Grizzle
Live Content Pipeline

Orchestrator

Content pipeline that turns YouTube videos into published articles with AI assistance and editorial controls.

Orchestrator powers publishing for the Channel Sites network. It handles discovery, script matching, image selection, article generation, link suggestions, and publishing flow with checkpoints and review steps.

Architecture

How it's wired.

TRIGGER DISCOVERY + MATCHING WORKFLOW — durable orchestration OUTPUT Cron Trigger hourly orchestrator-sync discovery coordinator orchestrator-youtube video discovery via YT API orchestrator-trello script card matching D1 + R2 videos / scripts / metadata orchestrator-workflow Workflows — durable, checkpointed execution image discovery + score seo article generation linker semantic links AI Gateway Claude (article + scoring) GitHub PR article → Channel Site Trello human image approval Vectorize article embeddings

How It's Built

Implementation notes.

YouTube discovery + script matching

Pulls channel videos from the YouTube Data API and stores metadata in D1. Scripts are matched with fuzzy Jaccard similarity (>=0.9) against Trello cards. Supports .docx, .pdf, and Google Docs.

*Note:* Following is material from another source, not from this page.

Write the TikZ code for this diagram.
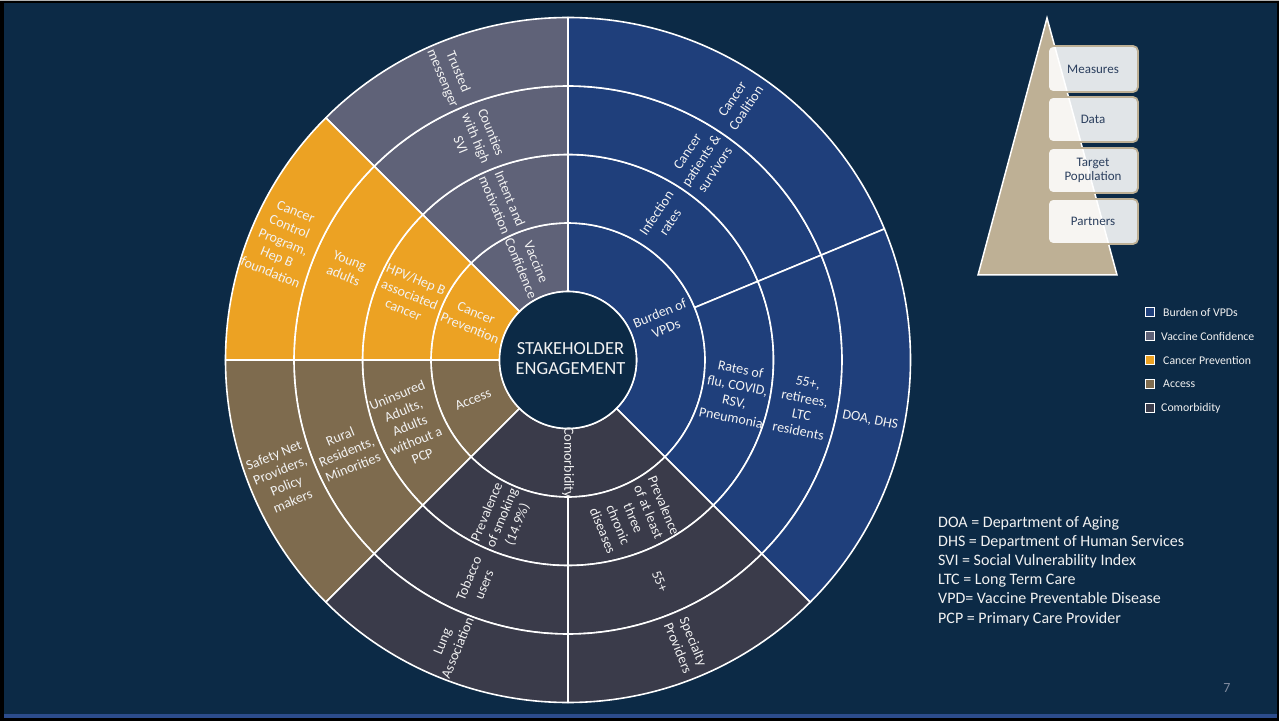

AI image selection with editorial allowlist

Claude extracts image search queries from scripts. Sources are allowlisted (Wikimedia, UN Photos, NATO, DVIDS, government Flickr). Candidates are scored for relevance, authenticity, size (>=1200px), and licensing.

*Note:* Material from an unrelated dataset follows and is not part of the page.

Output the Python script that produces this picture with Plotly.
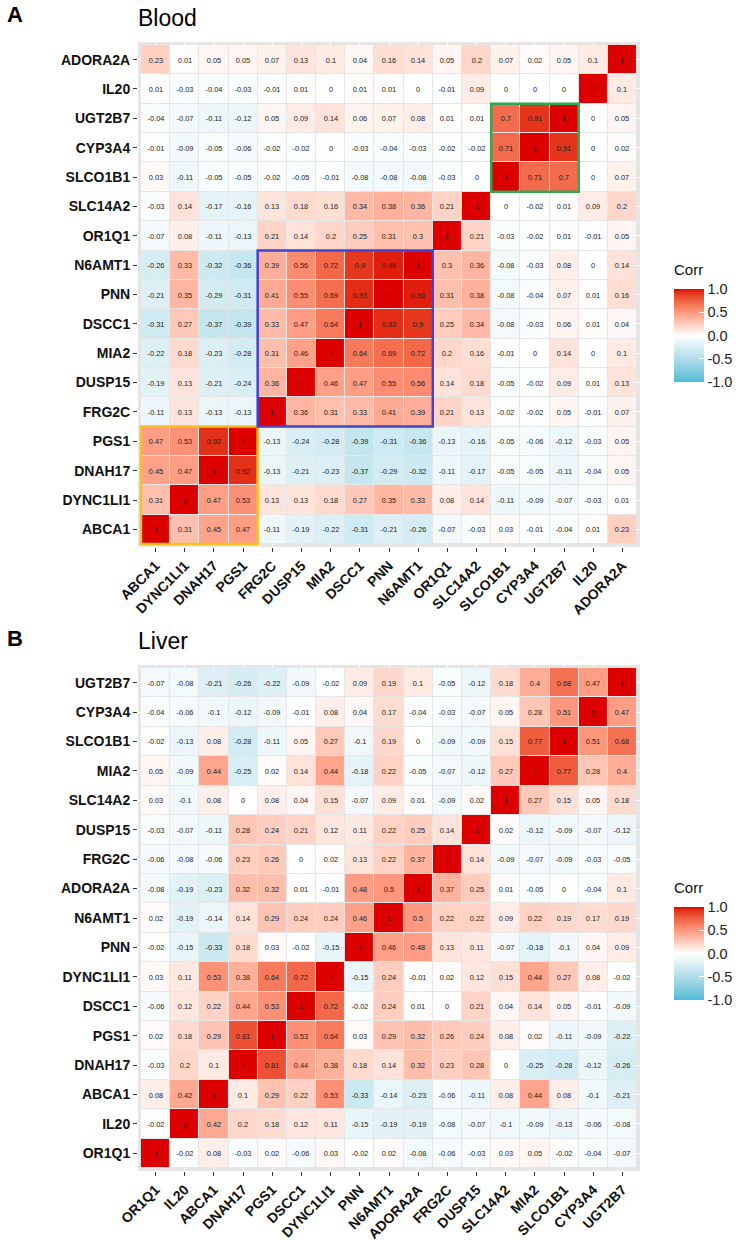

SEO article generation pipeline

Multi-step AI flow: cleanup, source-grounded draft, key takeaways/FAQ enrichment, metadata optimization, then final markdown assembly.

Link suggestions via Vectorize

Published articles are indexed as embeddings. New articles query similar content to suggest internal and cross-site links for editorial review in D1.

Human-in-the-loop publishing

Low-confidence images are sent to Trello for manual approval with a 72-hour polling window. Final articles are committed to GitHub as markdown to trigger CI/CD.

Idempotency at every stage

Posts are checked for existence before generation. Each run is recorded in workflow_runs with per-phase timing, decision data, and AI outputs tied to a correlation ID.

Primitives Used

Cloudflare primitives in this project.

Workers 10 microservice workers with focused responsibilities
Workflows Durable multi-step orchestration with retry and state persistence
D1 Videos, posts, Trello cards, workflow runs, SEO pages, link placements, channel config
R2 Normalized scripts, AI output artifacts, image metadata, audit traces
AI Gateway Rate-limited, authenticated access to Claude for content and image scoring
Workers AI Text embeddings for Vectorize and alternative LLM inference
Vectorize Article embeddings for semantic link suggestion matching
Service Bindings Zero-latency inter-worker communication across all 10 services
Cron Triggers Hourly sync runner

Why This Design

Why I built it this way.

"Orchestrator is useful because it combines AI generation with editorial controls and operational durability. Each stage is isolated, retriable, and observable, so failures are easier to debug and recover from."